The frescoes date from just after the city was reclaimed by the Byzantine Empire under the leadership of Basil II (the Bulgar-slayer), and the bishop who commissioned the work, Leo of Ochrid, had artists sent up from the imperial city for the task. He was also the principal advocate for the Eastern Church in the disputes with the papacy that led to the Great Schism in 1054 (the one that has never been healed). There are some signs of Leo’s enthusiasms in the frescoes—an extensive gallery of ancient bishops on the bottom range, which are intended to emphasize the equal significance of all five of the ancient patriarchates (contra Rome’s focus on the pope’s preeminence). In the depiction of the Communion of the Apostles, a common scene in the Altar area seen also at Gorno Nerezi, Christ holds a very large loaf of obviously yeast-risen bread—thereby taking a side against Rome about what kind of bread should be used in the Eucharist.
I also visited the beautiful Church of St. Clement, where his relics are kept, which was beautifully reconstructed in the modern period in the now-extensively excavated grounds of earlier churches and monastic buildings here. The excavated baptistry (with an impressive font and mosaiced floor) was quite striking. I also visited the 13th century Blessed Mother of God Church, which was frescoed in the late Byzantine style, at about the same time as King Marko’s monastery.
A dizzying number of Biblical stories are recounted in the paintings. I was struck by the uncharacteristically serene Transfiguration scene in the transept. The artist economically had the same hand of God the Father sending down his blessing on the Transfiguration and the Baptism of Christ, which face each other across the space.
I also drove around the lake, making my first (and—hopefully—not last) venture into Albania. I saw the ruins of the early Christian basilica at Lin, on a peninsula jutting out into the lake. Lin, they say, was a place of settlement from at least 6000 BC, making it the oldest of its kind in Europe. The basilica was a very unusual building, with lots of small rooms with particular purposes (treasury, catechumenate, baptistry, chancel), connected by long hallways. The strange design may have been dictated by the irregularities of the site, but it make one wonder if our common image of the early Christian basilica, with its plain lines, is really very accurate. Plus, I don’t know where all the people would have stood.

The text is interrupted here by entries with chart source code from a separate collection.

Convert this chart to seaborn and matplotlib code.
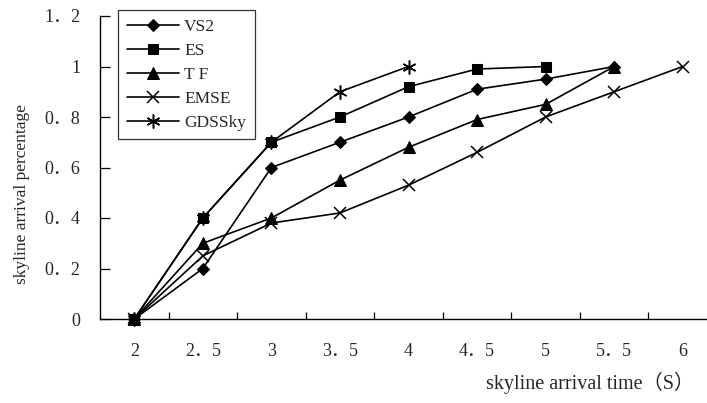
import matplotlib
matplotlib.use('Agg')
import matplotlib.pyplot as plt
import seaborn as sns

# ---- data ----
categories = ['2', '2.5', '3', '3.5', '4', '4.5', '5', '5.5', '6']
x_tick_labels = ['2', '2．5', '3', '3．5', '4', '4．5', '5', '5．5', '6']
y_tick_values = [0, 0.2, 0.4, 0.6, 0.8, 1.0, 1.2]
y_tick_labels = ['0', '0．2', '0．4', '0．6', '0．8', '1', '1．2']
series_names = ['VS2', 'ES', 'T F', 'EMSE', 'GDSSky']
vs2 = [0, 0.2, 0.6, 0.7, 0.8, 0.91, 0.95, 1.0]
es = [0, 0.4, 0.7, 0.8, 0.92, 0.99, 1.0]
tf = [0, 0.3, 0.4, 0.55, 0.68, 0.79, 0.85, 1.0]
emse = [0, 0.25, 0.38, 0.42, 0.53, 0.66, 0.8, 0.9, 1.0]
gdssky = [0, 0.4, 0.7, 0.9, 1.0]

sns.set_style('white')
plt.rcParams['font.family'] = ['Liberation Serif', 'Noto Sans CJK SC', 'DejaVu Sans']

fig = plt.figure(figsize=(7.07, 4.03), dpi=100)
W, H = 707, 403
ax = fig.add_axes([100 / W, (H - 319) / H, 617 / W, 303 / H])

series_values = [vs2, es, tf, emse, gdssky]
styles = [
    dict(marker='D', markersize=6.5, zorder=3),
    dict(marker='s', markersize=7, zorder=4),
    dict(marker='^', markersize=8, zorder=3),
    dict(marker='x', markersize=8, markeredgewidth=1.1, zorder=3),
    dict(marker=(6, 2, 0), markersize=10, markeredgewidth=1.1, zorder=3),
]
for name, vals, st in zip(series_names, series_values, styles):
    xs = list(range(len(vals)))
    sns.lineplot(x=xs, y=vals, ax=ax, color='black', linewidth=1.2,
                 markerfacecolor='black', markeredgecolor='black',
                 label=name, clip_on=False, **st)

n = len(categories)
ax.set_xlim(-0.5, n - 0.5)
ax.set_ylim(0, 1.2)

# category boundaries ticks (major, no labels), labels at centers (minor)
ax.set_xticks([i + 0.5 for i in range(n - 1)])
ax.set_xticklabels([])
ax.set_xticks(list(range(n)), minor=True)
ax.set_xticklabels(x_tick_labels, minor=True, fontsize=13)
ax.tick_params(axis='x', which='major', direction='in', length=5, width=0.9, color='black')
ax.tick_params(axis='x', which='minor', length=0, pad=17)

ax.set_yticks(y_tick_values)
ax.set_yticklabels(y_tick_labels, fontsize=13)
ax.tick_params(axis='y', direction='in', length=7, width=0.9, color='black', pad=14, left=True)
ax.tick_params(axis='x', bottom=True, which='both')

for side in ['top', 'right']:
    ax.spines[side].set_visible(False)
for side in ['left', 'bottom']:
    ax.spines[side].set_color('black')
    ax.spines[side].set_linewidth(1.0)

ax.set_ylabel('skyline arrival percentage', fontsize=12.5)
ax.yaxis.set_label_coords((22 - 100) / 617, (319 - 193.5) / 303)
ax.yaxis.label.set_va('center')
ax.yaxis.label.set_ha('center')

ax.set_xlabel('skyline arrival time（S）', fontsize=14.5)
ax.xaxis.set_label_coords((590 - 100) / 617, (319 - 383) / 303)
ax.xaxis.label.set_va('center')
ax.xaxis.label.set_ha('center')

leg = ax.legend(loc='upper left', bbox_to_anchor=(118 / W, 1 - 10 / H),
                bbox_transform=fig.transFigure, borderaxespad=0,
                frameon=True, fancybox=False, fontsize=12.5,
                handlelength=3.0, labelspacing=0.45, handletextpad=0.3,
                borderpad=0.5)
leg.get_frame().set_edgecolor('black')
leg.get_frame().set_linewidth(0.9)

fig.savefig('out.png', dpi=100)
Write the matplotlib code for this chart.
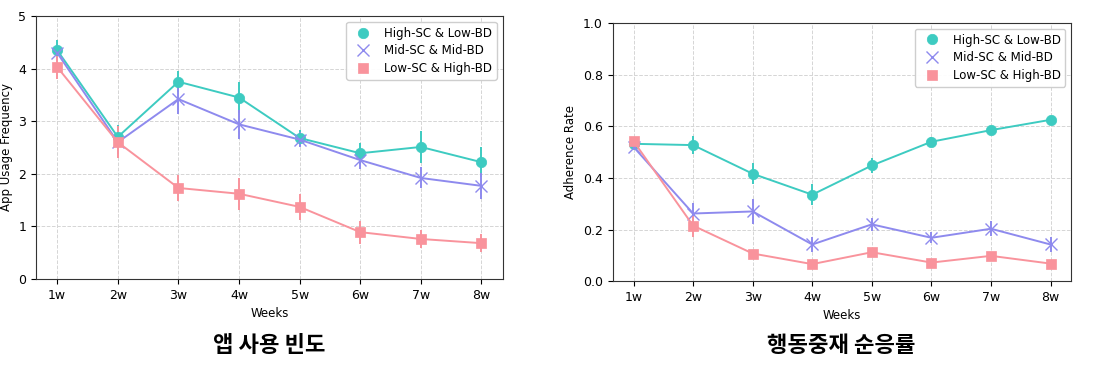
import matplotlib
matplotlib.use("Agg")
import matplotlib.pyplot as plt
from matplotlib.lines import Line2D
import numpy as np

WEEKS = ["1w", "2w", "3w", "4w", "5w", "6w", "7w", "8w"]
LABELS = ["High-SC & Low-BD", "Mid-SC & Mid-BD", "Low-SC & High-BD"]

# App usage frequency (mean, error)
USE_HIGH = [4.35, 2.70, 3.75, 3.45, 2.68, 2.39, 2.51, 2.22]
USE_HIGH_ERR = [0.20, 0.22, 0.20, 0.30, 0.15, 0.20, 0.30, 0.28]
USE_MID = [4.30, 2.60, 3.42, 2.94, 2.65, 2.26, 1.92, 1.77]
USE_MID_ERR = [0.15, 0.22, 0.28, 0.28, 0.15, 0.17, 0.20, 0.25]
USE_LOW = [4.03, 2.60, 1.73, 1.62, 1.37, 0.89, 0.76, 0.68]
USE_LOW_ERR = [0.22, 0.30, 0.25, 0.30, 0.24, 0.22, 0.17, 0.17]

# Adherence rate (mean, error)
ADH_HIGH = [0.532, 0.527, 0.416, 0.335, 0.448, 0.540, 0.585, 0.625]
ADH_HIGH_ERR = [0.010, 0.035, 0.040, 0.040, 0.030, 0.020, 0.012, 0.010]
ADH_MID = [0.520, 0.262, 0.270, 0.142, 0.220, 0.168, 0.203, 0.142]
ADH_MID_ERR = [0.010, 0.040, 0.050, 0.030, 0.025, 0.022, 0.030, 0.030]
ADH_LOW = [0.542, 0.215, 0.107, 0.066, 0.112, 0.072, 0.098, 0.068]
ADH_LOW_ERR = [0.010, 0.045, 0.012, 0.010, 0.012, 0.010, 0.010, 0.010]

TEAL = "#3DCBC1"
PURPLE = "#8E8AEE"
PINK = "#F9939C"
STYLES = [("o", TEAL, 7.5), ("x", PURPLE, 8.5), ("s", PINK, 7.5)]

x = np.arange(len(WEEKS))

fig = plt.figure(figsize=(11, 3.68), dpi=100)
ax1 = fig.add_axes([0.0327, 0.242, 0.4243, 0.7145])
ax2 = fig.add_axes([0.557, 0.236, 0.417, 0.7015])


def draw(ax, series, errs):
    handles = []
    for (m, c, ms), y, e, lab in zip(STYLES, series, errs, LABELS):
        mew = 1.0 if m == "x" else 0.5
        ax.errorbar(x, y, yerr=e, color=c, marker=m, markersize=ms,
                    linewidth=1.4, elinewidth=1.4, capsize=0,
                    markeredgewidth=mew, zorder=3)
        handles.append(Line2D([], [], color=c, marker=m, markersize=ms,
                              markeredgewidth=mew, linestyle="none", label=lab))
    ax.set_xticks(x)
    ax.set_xticklabels(WEEKS, fontsize=9)
    ax.tick_params(axis="y", labelsize=9)
    ax.set_xlabel("Weeks", fontsize=8.5)
    ax.grid(True, linestyle="--", linewidth=0.7, color="#D5D5D5", zorder=0)
    ax.set_axisbelow(True)
    ax.set_xlim(-0.35, 7.35)
    for s in ax.spines.values():
        s.set_color("#333333")
    ax.legend(handles=handles, loc="upper right", fontsize=8.5, framealpha=0.95,
              edgecolor="#CCCCCC", handletextpad=0.8, borderpad=0.4,
              labelspacing=0.4)


draw(ax1, [USE_HIGH, USE_MID, USE_LOW], [USE_HIGH_ERR, USE_MID_ERR, USE_LOW_ERR])
ax1.set_ylim(0, 5)
ax1.set_yticks(range(0, 6))
ax1.set_ylabel("App Usage Frequency", fontsize=8.5)

draw(ax2, [ADH_HIGH, ADH_MID, ADH_LOW], [ADH_HIGH_ERR, ADH_MID_ERR, ADH_LOW_ERR])
ax2.set_ylim(0, 1.0)
ax2.set_yticks(np.arange(0, 1.01, 0.2))
ax2.set_ylabel("Adherence Rate", fontsize=8.5)

fig.text(0.245, 0.06, "앱 사용 빈도", ha="center", va="center", fontsize=16,
         fontweight="bold", family=["Noto Sans CJK KR", "DejaVu Sans"])
fig.text(0.765, 0.06, "행동중재 순응률", ha="center", va="center", fontsize=16,
         fontweight="bold", family=["Noto Sans CJK KR", "DejaVu Sans"])

fig.savefig("out.png", dpi=100, facecolor="white")
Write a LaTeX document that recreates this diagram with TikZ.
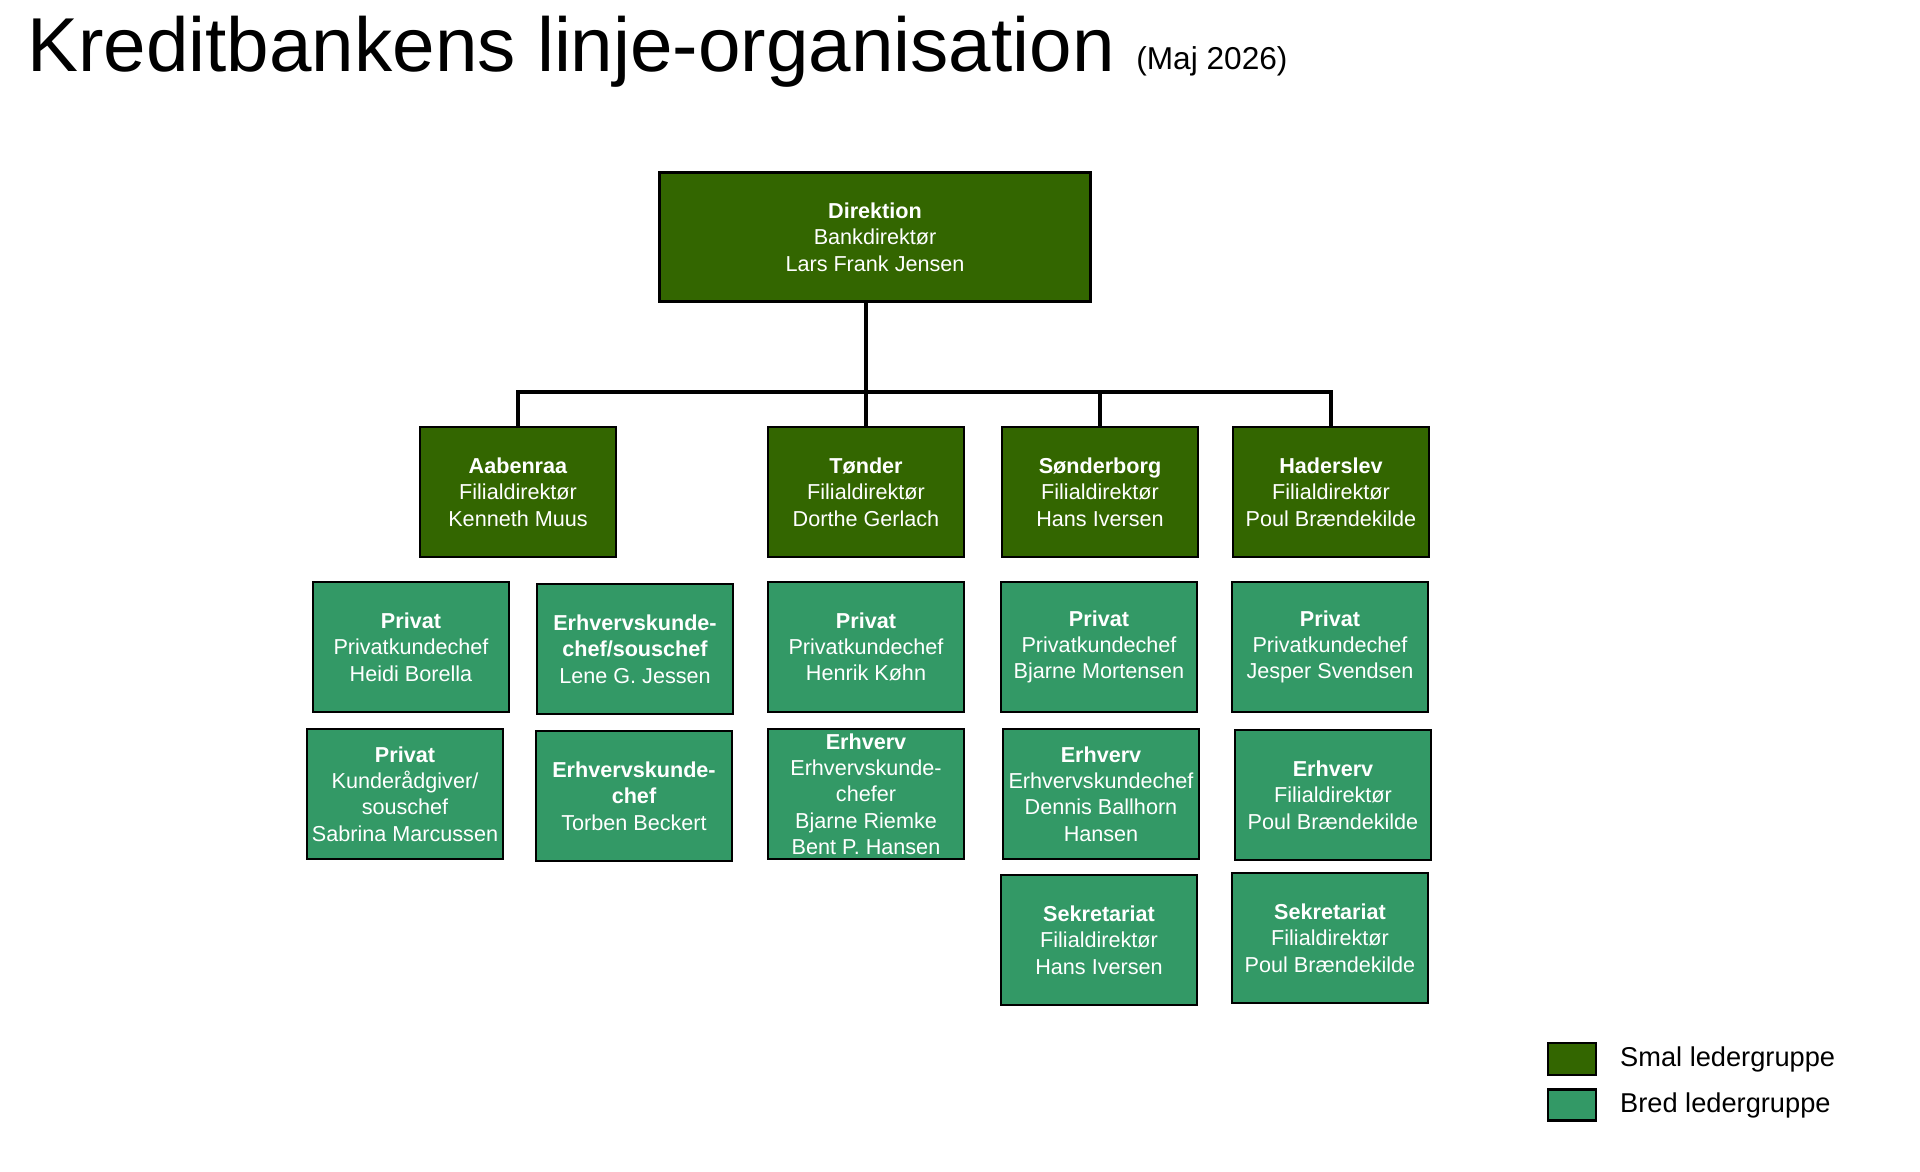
\documentclass[tikz,border=0pt]{standalone}
\usepackage{fontspec}
\setmainfont{Liberation Sans}
\usetikzlibrary{positioning}
\definecolor{smalgroen}{RGB}{51,102,0}
\definecolor{bredgroen}{RGB}{51,153,102}
\begin{document}
\begin{tikzpicture}[x=0.02cm, y=-0.02cm,
  boks/.style={draw=black, line width=1.5pt, text=white, align=center,
    minimum width=3.92cm, minimum height=2.6cm, inner xsep=1pt, inner ysep=0pt,
    font=\fontsize{12.3}{15}\selectfont},
  smal/.style={boks, fill=smalgroen},
  bred/.style={boks, fill=bredgroen},
  linje/.style={line width=2pt}]
  \useasboundingbox (0,0) rectangle (1920,1171);

  % Titel
  \node[anchor=base west, inner sep=0, font=\fontsize{43.5}{50}\selectfont] (titel) at (27,71) {Kreditbankens linje-organisation};
  \node[anchor=base west, inner sep=0, font=\fontsize{18}{22}\selectfont] (dato) at (1136,69) {(Maj 2026)};

  % Direktion
  \node[smal, minimum width=8.62cm, minimum height=2.58cm] (dir) at (875,237) {\textbf{Direktion}\\Bankdirektør\\Lars Frank Jensen};

  % Filialer
  \node[smal] (aab) at (518,492) {\textbf{Aabenraa}\\Filialdirektør\\Kenneth Muus};
  \node[smal] (ton) at (866,492) {\textbf{Tønder}\\Filialdirektør\\Dorthe Gerlach};
  \node[smal] (son) at (1100,492) {\textbf{Sønderborg}\\Filialdirektør\\Hans Iversen};
  \node[smal] (had) at (1331,492) {\textbf{Haderslev}\\Filialdirektør\\Poul Brændekilde};

  % Forbindelser
  \coordinate (bus) at (0,392);
  \draw[linje] (dir.south -| ton.north) -- (ton.north);
  \draw[linje] (aab.north) |- (bus -| had.north) -- (had.north);
  \draw[linje] (son.north) -- (son.north |- bus);

  % Aabenraa
  \node[bred] (aabpriv) at (411,647) {\textbf{Privat}\\Privatkundechef\\Heidi Borella};
  \node[bred] (aaberh) at (635,649) {\textbf{Erhvervskunde-}\\\textbf{chef/souschef}\\Lene G. Jessen};
  \node[bred] (aabraad) at (405,794) {\textbf{Privat}\\Kunderådgiver/\\souschef\\Sabrina Marcussen};
  \node[bred] (aabchef) at (634,796) {\textbf{Erhvervskunde-}\\\textbf{chef}\\Torben Beckert};

  % Tønder
  \node[bred] (tonpriv) at (866,647) {\textbf{Privat}\\Privatkundechef\\Henrik Køhn};
  \node[bred] (tonerh) at (866,794) {\textbf{Erhverv}\\Erhvervskunde-\\chefer\\Bjarne Riemke\\Bent P. Hansen};

  % Sønderborg
  \node[bred] (sonpriv) at (1099,647) {\textbf{Privat}\\Privatkundechef\\Bjarne Mortensen};
  \node[bred] (sonerh) at (1101,794) {\textbf{Erhverv}\\Erhvervskundechef\\Dennis Ballhorn\\Hansen};
  \node[bred] (sonsek) at (1099,940) {\textbf{Sekretariat}\\Filialdirektør\\Hans Iversen};

  % Haderslev
  \node[bred] (hadpriv) at (1330,647) {\textbf{Privat}\\Privatkundechef\\Jesper Svendsen};
  \node[bred] (haderh) at (1333,795) {\textbf{Erhverv}\\Filialdirektør\\Poul Brændekilde};
  \node[bred] (hadsek) at (1330,938) {\textbf{Sekretariat}\\Filialdirektør\\Poul Brændekilde};

  % Forklaring
  \node[smal, minimum width=0.96cm, minimum height=0.64cm] (legsmal) at (1572,1059) {};
  \node[bred, minimum width=0.96cm, minimum height=0.62cm] (legbred) at (1572,1105) {};
  \node[right=0.45cm of legsmal, inner sep=0, font=\fontsize{15.5}{18}\selectfont] (txtsmal) {Smal ledergruppe};
  \node[right=0.45cm of legbred, inner sep=0, font=\fontsize{15.5}{18}\selectfont] (txtbred) {Bred ledergruppe};
\end{tikzpicture}
\end{document}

The other thing I noticed in Albania were at least a dozen concrete pillbox bunkers, remnants of the 750,000 built around the country in the 1960’s and 70’s under the rule of Communist dictator Enver Hoxha (15 per square mile, apparently). Hoxha’s idea was that the Albanians would defend themselves from them in groups of two should Yugoslavia ever invade, a massive waste of money and energy, in the end. It was also interesting to see old-fashioned haystacks and shocks of corn in the fields here, as well as hand-harvested tobacco, hung out for drying in open barns. These kinds of techniques may be owing to the tiny plots in the land around the lake. It would be interesting to travel inland to see if these old ways survive on a larger scale as they still do (just barely) in Romania and Georgia.
I also visited the Monastery of St. Naum, about 15 miles south of Ochrid, one of Macedonia’s most popular tourist attractions. On a Sunday evening in perfect weather, the place was buzzing. It was founded by St. Naum in his old age in the early 10th century, as a retreat from the busy crowds of Ochrid. But he placed it on an absolutely beautiful site, near the spring which feeds the lake. Today the crowds come, partly to venerate St. Naum, in the cozy little monastic church, but also to feed the peacocks who roam the ground, to take little boats to the spring, to swim in the lake at the sandy beaches and to eat ice cream.
I think it’s in keeping with the Eastern Christian notion of the monastery as a place for joy and devotion for the whole church, not just the pious few. I saw this especially in Egypt, where the Coptic monasteries are holiday places for the whole Christian population. I trust that Naum wouldn’t be too disappointed with the crowds, as lots of prayers were also being said in the church on this fine day.